On 2017-08-04 11:12 AM, Przemek Klosowski wrote:

The release notes for RHEL 7.4 announce that RedHat gave up on btrfs:


Is it only RHEL?

What are other distros doing?

https://access.redhat.com/documentation/en-US/Red_Hat_Enterprise_Linux/7/html/7.4_Release_Notes/chap-Red_Hat_Enterprise_Linux-7.4_Release_Notes-Deprecated_Functionality.html

Btrfs has been deprecated

The Btrfs file system has been in Technology Preview state since the initial release of Red Hat Enterprise Linux 6. Red Hat will not be moving Btrfs to a fully supported feature and it will be removed in a future major release of Red Hat Enterprise Linux.
The Btrfs file system did receive numerous updates from the upstream in Red Hat Enterprise Linux 7.4 and will remain available in the Red Hat Enterprise Linux 7 series. However, this is the last planned update to this feature.

I think RH roadmap is to use XFS over LVM.

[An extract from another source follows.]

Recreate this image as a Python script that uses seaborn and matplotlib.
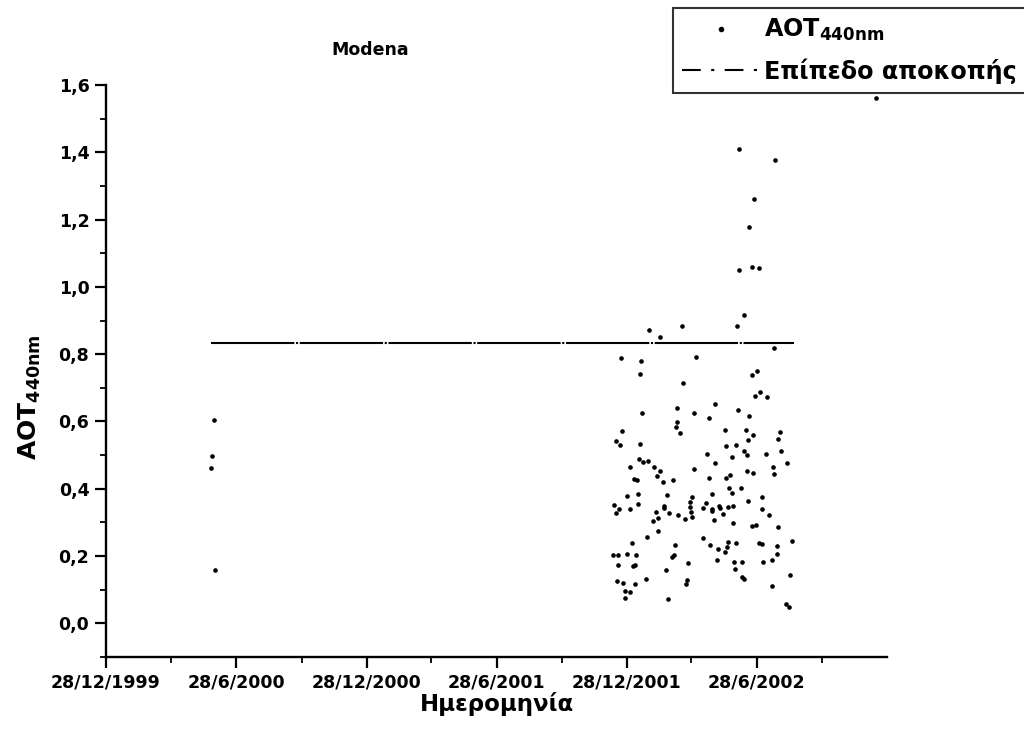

This is a pity---BTRFS features looked attractive:

- integrated RAID that ties low level (block/stripe) issues with high-level objects (files); I thought this is important because with brfs filesystem integrity features filesystem-level trouble could be tied to low level issues like silent failures on one raid element. This is important and unique: I had seen failures of large volumes both on proprietary RAID hardware and in software RAID, due to silent corruption of one element of the array, that propagated to other healthy elements.

- snapshotting/rollbacks that enable recovery system update failures and other nice functionality

- scalable support for really large file systems (reasonable fsck times, etc)

Are people who care about mass storage issues aware of RedHat's plans and are OK with the situation? Are there any other options apart from what RedHat is planning?